Eine Schauspielerin agiert mit stummen Mundbewegungen, der Schauspieler spricht daneben ins Mikro. Immer wieder derselbe Text, mal ekstatisch, mal verschämt, mal aggressiv, mal lüstern, mal sabbernd, mal geröchelt. Die Methode collagiert Text und Aktion, klebt sie übereinander, ohne sie zu verbinden, schiebt eine Trennschicht zwischen Wort und Sprecher:in ein. Auf der Bühne ist neben drei Stühlen nur ein golden glitzernder Vorhang aus Schnüren, durch den hindurch man die drei Lolitas sieht. Aber gelegentlich durchbrechen sie diese Glamour-Wand, die Schnüre wehen in der Windmaschinenbrise oder glühen sanft im Nebel.
Blick frei auf Lolita
So sieht man ein intelligentes Konzept, so ideologiekritisch wie gegenwartsorientiert, umgesetzt mit den einfachen Mitteln des kleinsten Stadttheaters in NRW. Und dank Mattias Heße in der Röckchen-Rolle kann man auch über weibliche Posen im falschen Körper lachen.
Mit der Methode der Satzzerlegung wird auch die Handlung weitergeführt, soweit möglich durch originale Dialogfetzen. So wird der Blick frei für die Reaktionen Lolitas, nicht verstellt durch die selbstgerechten, kunstvollen Rechtfertigungstiraden des Erzählers Humbert. Allerdings fehlt Humberts Rivale Quilty, zu dem Lolita im Roman schließlich flüchtet. Aber der war sowieso nur eine Figur, mit der Nabokov die Leser weiter in die Arme des sympathischen Pädophilen Humbert treiben wollte. Wenn Quilty der noch Bösere ist, kann man Humbert besser entschuldigen. Und das ist nicht das Ziel der Inszenierung.
Zum Schluss wird die Intention noch deutlicher. In rosarote Plastiksäcke gehüllt liefern sich die drei Darsteller:innen eine Wasserschlacht. Ein Dreikampf mit Wassern und Worten. Jeder kotzt dem oder der anderen Nabokov'sche Satzbruchstücke ins Gesicht, bespritzt, bespeit sich gegenseitig mit schlichtem Wasser, schüttet Wassereimer übereinander aus, immer kombiniert mit Satzfetzen aus dem Roman oder Drehbuch. Nabokovs feine Sprache wird entweiht, zerhackt, entästhetisiert. Ein Ekelsatzwassergemetzel. Und die gute Botschaft fehlt dann doch auch nicht. Kurz vorm Ende des Abends ertönt aus dem Off eine Kinderstimme: "Diesmal geh ich dahin, wo ich hin will." So ist der Lolita-Mythos demontiert und der Weg ist frei.
Lolita. Ein Drehbuch
von Vladimir Nabokov
Deutsch von Dieter E. Zimmer
Inszenierung und Raum: Susanne Zaun, Leander Ripchinsky, Kostüme: Mari-Liis Tigasson, Dramaturgie: Sandra Höhne.

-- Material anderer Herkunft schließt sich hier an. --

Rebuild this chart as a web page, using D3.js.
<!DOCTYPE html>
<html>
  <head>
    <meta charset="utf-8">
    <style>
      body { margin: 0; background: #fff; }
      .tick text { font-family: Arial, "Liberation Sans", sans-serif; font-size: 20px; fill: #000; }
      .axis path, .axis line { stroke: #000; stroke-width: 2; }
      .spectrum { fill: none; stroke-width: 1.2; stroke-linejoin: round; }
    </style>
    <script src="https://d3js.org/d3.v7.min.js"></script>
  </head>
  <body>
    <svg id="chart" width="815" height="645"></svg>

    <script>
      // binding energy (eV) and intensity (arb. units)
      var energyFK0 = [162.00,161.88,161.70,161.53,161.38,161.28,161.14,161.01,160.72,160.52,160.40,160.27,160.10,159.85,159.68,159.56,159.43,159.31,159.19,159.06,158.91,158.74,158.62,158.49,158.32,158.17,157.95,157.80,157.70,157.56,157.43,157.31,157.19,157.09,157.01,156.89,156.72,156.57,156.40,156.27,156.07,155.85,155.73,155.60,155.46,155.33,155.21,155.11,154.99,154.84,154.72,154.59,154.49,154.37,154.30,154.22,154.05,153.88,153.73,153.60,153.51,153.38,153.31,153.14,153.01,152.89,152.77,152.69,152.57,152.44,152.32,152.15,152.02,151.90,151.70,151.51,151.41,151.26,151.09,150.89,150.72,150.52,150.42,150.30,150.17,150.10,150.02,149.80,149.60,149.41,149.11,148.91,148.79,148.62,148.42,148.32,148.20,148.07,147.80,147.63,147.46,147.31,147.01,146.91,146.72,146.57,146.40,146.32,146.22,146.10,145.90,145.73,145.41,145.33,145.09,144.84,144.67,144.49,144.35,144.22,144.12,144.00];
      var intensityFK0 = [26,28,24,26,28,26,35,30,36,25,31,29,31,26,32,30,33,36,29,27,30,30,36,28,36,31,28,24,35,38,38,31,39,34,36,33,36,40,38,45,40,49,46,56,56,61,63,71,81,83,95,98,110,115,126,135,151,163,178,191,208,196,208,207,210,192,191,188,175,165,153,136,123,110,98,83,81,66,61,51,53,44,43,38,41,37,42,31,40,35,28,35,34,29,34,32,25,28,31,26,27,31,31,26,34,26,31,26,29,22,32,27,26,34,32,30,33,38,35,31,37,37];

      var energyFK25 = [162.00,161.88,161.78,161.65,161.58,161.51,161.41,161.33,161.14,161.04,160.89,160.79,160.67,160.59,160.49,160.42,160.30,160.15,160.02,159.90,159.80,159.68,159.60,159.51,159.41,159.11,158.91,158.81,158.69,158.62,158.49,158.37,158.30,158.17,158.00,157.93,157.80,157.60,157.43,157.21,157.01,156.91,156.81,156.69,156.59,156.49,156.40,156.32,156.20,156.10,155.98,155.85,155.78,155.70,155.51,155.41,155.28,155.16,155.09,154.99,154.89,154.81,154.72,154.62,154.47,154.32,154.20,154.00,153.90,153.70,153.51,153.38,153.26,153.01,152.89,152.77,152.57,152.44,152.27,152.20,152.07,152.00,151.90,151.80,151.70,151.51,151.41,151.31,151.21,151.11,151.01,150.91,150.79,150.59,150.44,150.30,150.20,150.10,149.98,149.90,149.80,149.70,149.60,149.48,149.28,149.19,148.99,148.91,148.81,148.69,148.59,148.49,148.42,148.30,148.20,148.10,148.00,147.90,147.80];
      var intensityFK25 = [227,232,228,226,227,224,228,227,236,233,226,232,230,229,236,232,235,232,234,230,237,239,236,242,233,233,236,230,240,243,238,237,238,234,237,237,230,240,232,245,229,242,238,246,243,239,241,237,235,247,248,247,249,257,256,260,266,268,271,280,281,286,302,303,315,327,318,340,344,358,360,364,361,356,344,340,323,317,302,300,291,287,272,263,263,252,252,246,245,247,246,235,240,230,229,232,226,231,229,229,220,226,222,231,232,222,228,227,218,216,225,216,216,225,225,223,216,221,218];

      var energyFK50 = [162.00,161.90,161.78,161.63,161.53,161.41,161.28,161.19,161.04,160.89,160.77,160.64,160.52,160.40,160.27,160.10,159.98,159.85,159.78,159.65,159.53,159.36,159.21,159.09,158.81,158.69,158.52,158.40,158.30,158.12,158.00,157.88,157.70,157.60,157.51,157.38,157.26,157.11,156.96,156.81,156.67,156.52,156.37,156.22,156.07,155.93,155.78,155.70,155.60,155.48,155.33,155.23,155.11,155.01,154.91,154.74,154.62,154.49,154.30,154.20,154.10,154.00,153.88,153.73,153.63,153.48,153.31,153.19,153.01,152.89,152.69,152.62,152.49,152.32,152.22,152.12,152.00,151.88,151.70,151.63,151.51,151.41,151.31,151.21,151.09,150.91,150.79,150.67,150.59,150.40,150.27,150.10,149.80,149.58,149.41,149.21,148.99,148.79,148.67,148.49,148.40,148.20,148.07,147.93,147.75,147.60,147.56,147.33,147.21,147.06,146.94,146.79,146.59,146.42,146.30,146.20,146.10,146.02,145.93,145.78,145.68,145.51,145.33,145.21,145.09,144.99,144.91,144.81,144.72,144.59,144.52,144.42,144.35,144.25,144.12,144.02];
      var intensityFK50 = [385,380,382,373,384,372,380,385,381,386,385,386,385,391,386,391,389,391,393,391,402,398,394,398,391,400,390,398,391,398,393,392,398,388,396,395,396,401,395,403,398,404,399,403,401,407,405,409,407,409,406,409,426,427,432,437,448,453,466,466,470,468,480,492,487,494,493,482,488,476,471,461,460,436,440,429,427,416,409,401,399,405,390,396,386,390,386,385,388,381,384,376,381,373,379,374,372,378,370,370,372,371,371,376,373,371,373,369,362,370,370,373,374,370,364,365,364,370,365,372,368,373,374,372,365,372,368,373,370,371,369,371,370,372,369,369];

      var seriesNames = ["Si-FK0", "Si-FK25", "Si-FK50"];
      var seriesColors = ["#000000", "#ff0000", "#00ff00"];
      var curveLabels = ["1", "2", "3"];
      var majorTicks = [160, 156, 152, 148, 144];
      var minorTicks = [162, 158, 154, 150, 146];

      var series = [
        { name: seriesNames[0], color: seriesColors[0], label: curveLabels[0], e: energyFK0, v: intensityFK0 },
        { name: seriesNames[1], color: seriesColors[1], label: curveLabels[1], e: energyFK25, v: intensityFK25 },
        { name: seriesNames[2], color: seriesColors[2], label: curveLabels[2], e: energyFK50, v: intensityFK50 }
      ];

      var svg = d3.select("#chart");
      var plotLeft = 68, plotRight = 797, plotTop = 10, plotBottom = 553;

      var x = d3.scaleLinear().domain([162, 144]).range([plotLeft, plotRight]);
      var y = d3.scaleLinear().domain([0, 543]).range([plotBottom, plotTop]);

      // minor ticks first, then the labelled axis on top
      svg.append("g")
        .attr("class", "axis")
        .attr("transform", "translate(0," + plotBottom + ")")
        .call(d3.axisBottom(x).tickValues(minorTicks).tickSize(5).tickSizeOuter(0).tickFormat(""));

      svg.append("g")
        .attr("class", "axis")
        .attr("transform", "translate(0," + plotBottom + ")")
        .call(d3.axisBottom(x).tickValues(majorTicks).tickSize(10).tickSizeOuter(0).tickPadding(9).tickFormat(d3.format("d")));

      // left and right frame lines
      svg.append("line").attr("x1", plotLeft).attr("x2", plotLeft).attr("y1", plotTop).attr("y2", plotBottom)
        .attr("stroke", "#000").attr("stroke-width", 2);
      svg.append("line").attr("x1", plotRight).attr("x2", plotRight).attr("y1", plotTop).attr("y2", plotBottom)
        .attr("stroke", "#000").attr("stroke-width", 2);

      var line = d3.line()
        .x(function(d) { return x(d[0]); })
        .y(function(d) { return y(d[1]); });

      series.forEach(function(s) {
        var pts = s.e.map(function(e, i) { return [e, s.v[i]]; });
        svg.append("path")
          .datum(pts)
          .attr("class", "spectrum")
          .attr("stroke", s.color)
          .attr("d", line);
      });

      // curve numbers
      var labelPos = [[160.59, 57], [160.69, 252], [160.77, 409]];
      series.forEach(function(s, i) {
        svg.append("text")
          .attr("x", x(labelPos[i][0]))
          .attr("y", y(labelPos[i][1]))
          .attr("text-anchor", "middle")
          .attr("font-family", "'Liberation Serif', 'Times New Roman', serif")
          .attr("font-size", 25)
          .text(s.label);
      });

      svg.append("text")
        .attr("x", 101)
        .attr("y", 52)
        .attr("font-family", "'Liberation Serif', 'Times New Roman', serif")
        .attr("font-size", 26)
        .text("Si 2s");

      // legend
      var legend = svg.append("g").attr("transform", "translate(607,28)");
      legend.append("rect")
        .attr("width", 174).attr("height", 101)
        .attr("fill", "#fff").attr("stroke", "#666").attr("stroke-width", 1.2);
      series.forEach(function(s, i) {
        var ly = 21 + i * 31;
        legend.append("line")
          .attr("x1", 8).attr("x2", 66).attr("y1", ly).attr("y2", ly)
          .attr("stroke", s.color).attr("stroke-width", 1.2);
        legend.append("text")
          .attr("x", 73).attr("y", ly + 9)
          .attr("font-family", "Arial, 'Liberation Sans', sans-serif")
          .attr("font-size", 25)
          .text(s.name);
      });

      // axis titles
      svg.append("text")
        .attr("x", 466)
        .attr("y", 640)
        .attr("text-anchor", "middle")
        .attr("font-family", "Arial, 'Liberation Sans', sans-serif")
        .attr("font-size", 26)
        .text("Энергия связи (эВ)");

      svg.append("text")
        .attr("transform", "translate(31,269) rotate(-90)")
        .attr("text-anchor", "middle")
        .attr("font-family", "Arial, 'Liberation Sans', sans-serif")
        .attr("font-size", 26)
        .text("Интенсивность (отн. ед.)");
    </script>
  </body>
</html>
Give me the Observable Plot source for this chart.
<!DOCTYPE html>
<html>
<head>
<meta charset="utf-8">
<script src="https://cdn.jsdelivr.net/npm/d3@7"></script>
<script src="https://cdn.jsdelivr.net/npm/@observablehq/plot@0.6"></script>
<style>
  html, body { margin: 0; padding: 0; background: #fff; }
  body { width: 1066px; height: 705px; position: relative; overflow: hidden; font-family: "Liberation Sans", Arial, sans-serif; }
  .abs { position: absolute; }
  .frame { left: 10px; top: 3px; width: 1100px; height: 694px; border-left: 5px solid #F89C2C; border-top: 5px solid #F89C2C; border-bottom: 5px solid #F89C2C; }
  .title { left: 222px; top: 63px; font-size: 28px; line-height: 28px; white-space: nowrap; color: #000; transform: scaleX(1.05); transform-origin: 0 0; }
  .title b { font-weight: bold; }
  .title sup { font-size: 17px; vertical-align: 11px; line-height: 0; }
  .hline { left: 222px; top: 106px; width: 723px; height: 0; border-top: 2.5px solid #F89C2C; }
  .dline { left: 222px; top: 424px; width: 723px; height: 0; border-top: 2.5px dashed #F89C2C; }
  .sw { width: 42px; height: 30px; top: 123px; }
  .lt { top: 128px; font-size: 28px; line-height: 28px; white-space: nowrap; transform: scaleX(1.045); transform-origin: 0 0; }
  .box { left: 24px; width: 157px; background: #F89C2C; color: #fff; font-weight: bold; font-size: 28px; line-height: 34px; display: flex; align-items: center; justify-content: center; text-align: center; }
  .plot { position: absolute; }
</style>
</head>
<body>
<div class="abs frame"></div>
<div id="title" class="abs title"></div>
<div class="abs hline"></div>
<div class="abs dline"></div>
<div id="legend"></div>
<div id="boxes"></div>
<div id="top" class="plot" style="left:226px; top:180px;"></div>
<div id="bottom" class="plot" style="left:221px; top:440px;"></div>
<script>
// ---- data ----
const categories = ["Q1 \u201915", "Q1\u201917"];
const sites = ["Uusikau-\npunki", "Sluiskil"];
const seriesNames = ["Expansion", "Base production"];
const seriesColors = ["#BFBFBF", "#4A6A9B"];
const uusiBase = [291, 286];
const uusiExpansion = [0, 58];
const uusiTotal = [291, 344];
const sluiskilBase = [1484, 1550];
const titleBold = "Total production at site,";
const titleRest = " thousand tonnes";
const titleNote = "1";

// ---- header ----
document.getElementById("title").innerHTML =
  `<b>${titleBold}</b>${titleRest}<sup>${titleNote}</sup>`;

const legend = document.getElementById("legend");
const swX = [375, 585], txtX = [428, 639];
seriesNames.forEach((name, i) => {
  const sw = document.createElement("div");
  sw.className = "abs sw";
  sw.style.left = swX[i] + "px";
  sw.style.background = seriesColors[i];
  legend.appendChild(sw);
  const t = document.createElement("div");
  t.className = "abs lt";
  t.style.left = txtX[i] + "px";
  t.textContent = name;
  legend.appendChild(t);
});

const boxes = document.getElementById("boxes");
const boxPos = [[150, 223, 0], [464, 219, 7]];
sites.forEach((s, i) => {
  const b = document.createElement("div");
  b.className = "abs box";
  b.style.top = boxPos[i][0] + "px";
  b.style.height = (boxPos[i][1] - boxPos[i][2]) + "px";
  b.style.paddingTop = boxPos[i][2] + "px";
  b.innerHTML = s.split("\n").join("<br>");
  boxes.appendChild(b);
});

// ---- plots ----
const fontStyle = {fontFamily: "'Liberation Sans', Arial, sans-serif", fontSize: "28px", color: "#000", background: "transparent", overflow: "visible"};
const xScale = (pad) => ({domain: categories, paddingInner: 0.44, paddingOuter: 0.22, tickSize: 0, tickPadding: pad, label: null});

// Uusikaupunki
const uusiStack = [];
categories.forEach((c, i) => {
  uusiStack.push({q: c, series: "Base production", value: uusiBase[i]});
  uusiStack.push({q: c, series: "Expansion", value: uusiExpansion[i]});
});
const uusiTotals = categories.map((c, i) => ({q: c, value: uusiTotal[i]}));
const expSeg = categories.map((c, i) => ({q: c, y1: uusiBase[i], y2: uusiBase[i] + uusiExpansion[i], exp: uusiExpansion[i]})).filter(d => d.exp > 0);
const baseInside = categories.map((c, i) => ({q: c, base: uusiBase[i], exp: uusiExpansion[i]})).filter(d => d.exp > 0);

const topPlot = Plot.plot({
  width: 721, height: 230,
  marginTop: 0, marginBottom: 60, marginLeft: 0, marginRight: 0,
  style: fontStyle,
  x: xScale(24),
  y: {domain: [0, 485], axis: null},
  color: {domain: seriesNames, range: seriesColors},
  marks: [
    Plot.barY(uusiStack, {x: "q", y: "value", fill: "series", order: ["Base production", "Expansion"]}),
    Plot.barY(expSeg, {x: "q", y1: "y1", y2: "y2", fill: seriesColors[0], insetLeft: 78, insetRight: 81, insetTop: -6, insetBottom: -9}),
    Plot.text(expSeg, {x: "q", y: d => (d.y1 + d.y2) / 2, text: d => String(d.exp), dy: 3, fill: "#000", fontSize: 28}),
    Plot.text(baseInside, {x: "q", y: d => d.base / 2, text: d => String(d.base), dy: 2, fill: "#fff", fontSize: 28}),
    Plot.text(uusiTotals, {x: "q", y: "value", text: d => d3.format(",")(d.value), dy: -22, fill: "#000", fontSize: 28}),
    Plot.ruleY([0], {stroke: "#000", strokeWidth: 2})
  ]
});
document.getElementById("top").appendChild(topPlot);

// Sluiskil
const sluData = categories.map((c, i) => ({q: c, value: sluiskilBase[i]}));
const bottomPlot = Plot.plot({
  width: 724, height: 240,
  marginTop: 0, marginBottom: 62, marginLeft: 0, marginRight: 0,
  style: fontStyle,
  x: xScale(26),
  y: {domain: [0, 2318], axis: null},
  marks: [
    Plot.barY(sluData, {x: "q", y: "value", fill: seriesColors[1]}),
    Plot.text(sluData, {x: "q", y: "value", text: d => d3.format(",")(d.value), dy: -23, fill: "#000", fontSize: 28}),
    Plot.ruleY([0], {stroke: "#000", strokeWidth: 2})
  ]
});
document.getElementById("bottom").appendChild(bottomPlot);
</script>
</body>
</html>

Mit: Matthias Heße, Joanne Gläsel, Emily Klinge, Milla Bosbach-Plonka.
Premiere am 28. April 2023.
Dauer: 1 Stunde 45 Minuten, keine Pause
www.schlosstheater-moers.de
Kritikenrundschau
Jonas Burgwinkel zitiert in der Westdeutschen Allgemeinen Zeitung (1.5.2023) Zuschauer*innenreaktionen.
Ein Zuschauer lobt "die Haltung und Energie des Ensembles", die "Hinterfragung der Gesellschaft" sei interessanter als die Geschichte. Ein anderer beschreibt die Darstellung des Missbrauchs als "subtil aber deutlich".
"Hier wurden alle Register gezogen, die das Theater als Schau- und Showbühne, wie auch als moralische Anstalt zu bieten hat", staunt Olaf Reifegerste von der Rheinischen Post (1.5.2023). Die Stars in der Manege der Dreierbeziehung seien die drei Lolitas, verkörpert von Heße, Gläsel und Klinge. "Sie spielen und sprechen wie besessen, schaffen somit eine berauschende Theaterinszenierung mit grellen Effekten, verwunschenen Verfremdungen und einer Wasserschlacht, die es in sich hat."